Three weeks ago today, Senator Rick Scott made an unexpected move: the Florida Republican unveiled a 31-page plan, outlining the kind of ideas he wants his party to pursue in the next Congress. It was a controversial plan for many reasons, not the least of which was Scott’s proposed tax increases on roughly half the country.
“All Americans should pay income tax to get in on the game, even if it’s a small amount,” the GOP senator wrote. “Currently, more than half of Americans pay no income tax.”
The Democrats pounced on this for obvious reasons. As we discussed, millions of American adults currently do not pay federal income tax because they do not earn enough money to qualify. Scott, chairman of the Republican National Senate Committee and a member of the Republican Senate leadership, proposes changing that: He envisions a tax system in which those who don’t make enough money would have to pay more than they currently pay.

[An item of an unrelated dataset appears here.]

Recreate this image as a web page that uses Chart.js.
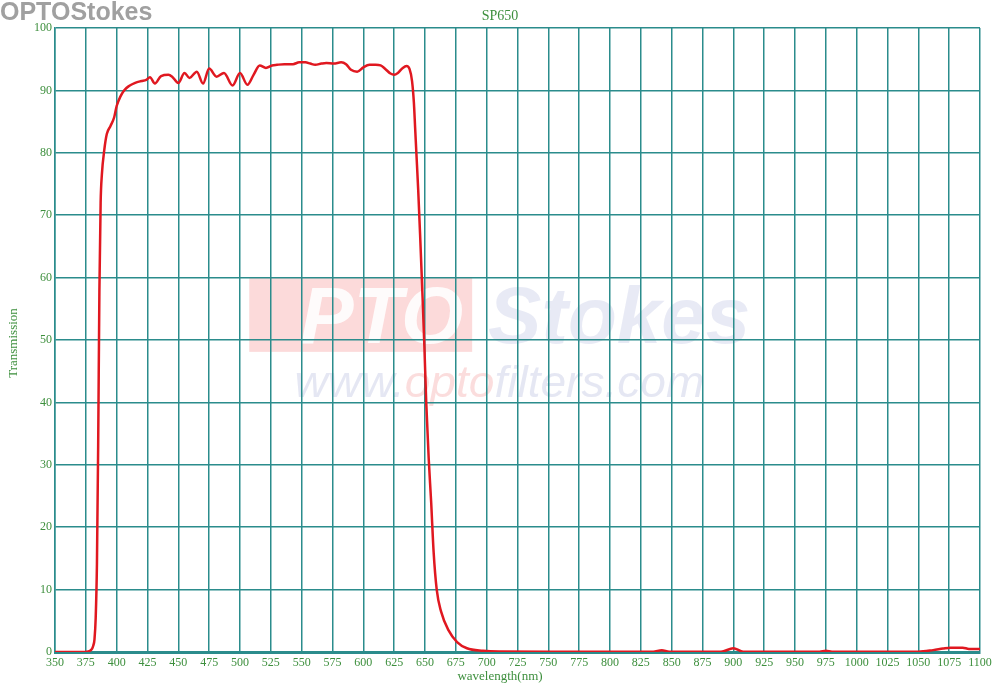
<!DOCTYPE html>
<html>
<head>
<meta charset="utf-8">
<script src="https://cdn.jsdelivr.net/npm/chart.js@4.4.1/dist/chart.umd.min.js"></script>
<style>
  html, body { margin: 0; padding: 0; background: #ffffff; }
  #wrap { position: relative; width: 1000px; height: 687px; }
  #brand { position: absolute; left: 0; top: -3px; font-family: "Liberation Sans", Arial, sans-serif; font-weight: bold; font-size: 25px; color: #a0a0a0; z-index: 2; }
  canvas { position: absolute; left: 0; top: 0; }
</style>
</head>
<body>
<div id="wrap">
  <div id="brand">OPTOStokes</div>
  <canvas id="c" width="1000" height="687"></canvas>
</div>
<script>
const chartTitle = "SP650";
const xTitle = "wavelength(nm)";
const yTitle = "Transmission";
const wavelengths = [350, 360, 370, 377, 380, 381, 382, 383, 384, 385, 386, 387, 388, 390, 392, 395, 398, 400, 403, 406, 410, 415, 420, 424, 427, 431, 436, 442, 445, 450, 455, 459, 465, 470, 475, 481, 487, 494, 500, 506, 511, 516, 521, 526, 530, 536, 543, 548, 553, 557, 561, 566, 570, 576, 582, 586, 590, 595, 600, 605, 610, 614, 618, 622, 625, 628, 632, 635, 637.5, 639.5, 641, 642, 643, 644.5, 646, 648, 649.5, 651, 653, 655, 657, 659.5, 663, 669, 676, 684, 697, 710, 750, 800, 835, 842, 848, 890, 900, 908, 970, 975, 980, 1050, 1062, 1070, 1076, 1086, 1091, 1100];
const transmission = [0, 0, 0, 0.1, 0.5, 1, 2, 5.5, 14, 33, 58, 72, 76.5, 80.5, 83, 84.3, 85.7, 87.5, 89, 90, 90.7, 91.2, 91.5, 91.7, 92.1, 91.1, 92.3, 92.5, 92.2, 91.2, 92.8, 92.0, 93.0, 91.1, 93.5, 92.2, 92.8, 90.8, 92.8, 90.9, 92.5, 94.0, 93.6, 94.0, 94.1, 94.2, 94.2, 94.5, 94.5, 94.3, 94.1, 94.3, 94.4, 94.3, 94.5, 94.2, 93.3, 93.0, 93.7, 94.1, 94.1, 94.0, 93.4, 92.7, 92.5, 92.8, 93.6, 93.9, 93.4, 91.5, 88, 84, 80, 74, 67, 57, 49, 40, 31, 24, 16, 10, 6.5, 3.5, 1.6, 0.6, 0.2, 0.08, 0.05, 0.05, 0.05, 0.3, 0.05, 0.05, 0.6, 0.05, 0.05, 0.2, 0.05, 0.05, 0.3, 0.55, 0.7, 0.7, 0.5, 0.5];
const xMin = 350, xMax = 1100, xStep = 25;
const yMin = 0, yMax = 100, yStep = 10;

const gridColor = "#2b8c8c";
const textColor = "#3d8f3d";
const serif = "'Liberation Serif', 'Times New Roman', serif";

const watermark = {
  id: "watermark",
  beforeDraw(chart) {
    const {ctx, chartArea: a} = chart;
    const W = a.right - a.left, H = a.bottom - a.top;
    ctx.save();
    ctx.fillStyle = "rgba(245,150,150,0.35)";
    ctx.fillRect(a.left + W * 0.210, a.top + H * 0.399, W * 0.241, H * 0.120);
    ctx.font = "italic bold 80px 'Liberation Sans', Arial, sans-serif";
    ctx.textBaseline = "alphabetic";
    ctx.fillStyle = "rgba(255,255,255,0.9)";
    ctx.fillText("PTO", a.left + W * 0.265, a.top + H * 0.505);
    ctx.fillStyle = "rgba(190,195,225,0.35)";
    ctx.fillText("Stokes", a.left + W * 0.468, a.top + H * 0.505);
    // url line, fitted to its span
    const parts = [["www.", "rgba(190,195,225,0.4)"], ["opto", "rgba(245,170,170,0.4)"], ["filters.com", "rgba(190,195,225,0.4)"]];
    ctx.font = "italic 44px 'Liberation Sans', Arial, sans-serif";
    const total = parts.reduce((s, p) => s + ctx.measureText(p[0]).width, 0);
    const x0 = a.left + W * 0.259, span = W * 0.443;
    const k = span / total;
    let x = x0;
    ctx.save();
    ctx.translate(0, a.top + H * 0.592);
    ctx.scale(k, 1);
    parts.forEach(p => {
      ctx.fillStyle = p[1];
      ctx.fillText(p[0], x / k, 0);
      x += ctx.measureText(p[0]).width * k;
    });
    ctx.restore();
    ctx.restore();
  }
};

const titles = {
  id: "titles",
  afterDraw(chart) {
    const {ctx, width, height} = chart;
    ctx.save();
    ctx.fillStyle = textColor;
    ctx.textAlign = "center";
    ctx.textBaseline = "middle";
    ctx.font = "14px " + serif;
    ctx.fillText(chartTitle, width / 2, 16);
    ctx.font = "13px " + serif;
    ctx.fillText(xTitle, width / 2, height - 10);
    ctx.translate(14, (chart.chartArea.top + chart.chartArea.bottom) / 2 + 3);
    ctx.rotate(-Math.PI / 2);
    ctx.fillText(yTitle, 0, 0);
    ctx.restore();
  }
};

new Chart(document.getElementById("c"), {
  type: "line",
  data: {
    datasets: [{
      data: wavelengths.map((w, i) => ({x: w, y: transmission[i]})),
      borderColor: "#e01820",
      borderWidth: 2.5,
      pointRadius: 0,
      fill: false,
      cubicInterpolationMode: "monotone"
    }]
  },
  options: {
    responsive: false,
    animation: false,
    events: [],
    layout: { padding: { left: 0, right: 20, top: 28, bottom: 0 } },
    plugins: {
      legend: { display: false },
      tooltip: { enabled: false },
      title: { display: false }
    },
    scales: {
      x: {
        type: "linear",
        min: xMin, max: xMax,
        afterFit(s) { s.height = 35; },
        ticks: {
          stepSize: xStep,
          color: textColor,
          padding: 4,
          maxRotation: 0,
          autoSkip: false,
          callback: v => String(v),
          font: { family: serif, size: 12 }
        },
        grid: { color: gridColor, lineWidth: 1.5, drawTicks: false },
        border: { color: gridColor, width: 3 }
      },
      y: {
        min: yMin, max: yMax,
        afterFit(s) { s.width = 55; },
        ticks: {
          stepSize: yStep,
          color: textColor,
          padding: 3,
          callback: v => String(v),
          font: { family: serif, size: 12 }
        },
        grid: { color: gridColor, lineWidth: 1.5, drawTicks: false },
        border: { color: gridColor, width: 1.5 }
      }
    }
  },
  plugins: [watermark, titles]
});
</script>
</body>
</html>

A variety of questions soon followed, starting with an obvious one: what kind of money are we talking about here? At this point, the GOP senator has offered no significant details: Scott wants to raise taxes on millions of Americans, but we don’t yet know by how much.
That said, some number breakers have started to fill in the gaps. The Urban-Brookings Tax Policy Center released this report on the heels of Scott unveiling his plan.
The Tax Policy Center estimates that meeting Scott’s target could raise federal income taxes by more than $100 billion in 2022 alone. More than 80% of the tax increase would be paid by households earning about $54,000 or less, and 97% would be paid by those earning less than about $100,000.
For analysis, the Tax Policy Center considered a model in which the Republican tax hike created a minimum tax of $100 for unmarried filers and $200 for couples filing jointly. Granted, that’s not what Scott explicitly asked for, but for the sake of analysis, it gives us an idea of what a “skin in the game” policy might look like.
About a week later, the Institute for Taxation and Economic Policy produced a related report that found, according to the GOP senator’s view, that most tax increases “would be paid for by the 40% of poorest Americans.
And how much would they pay? Kevin Drum recently made an excellent point, explaining that policies such as the Earned Income Tax Credit (EITC) and the Child Tax Credit (CTC) create negative income tax bills – in some cases up to thousands of dollars – for the working poor.
For Scott and his allies, even charging these Americans $1 a year — seemingly a tiny sum that almost anyone could afford — would mean huge losses for households.
That’s quite a move for a Republican leader to make in an election year.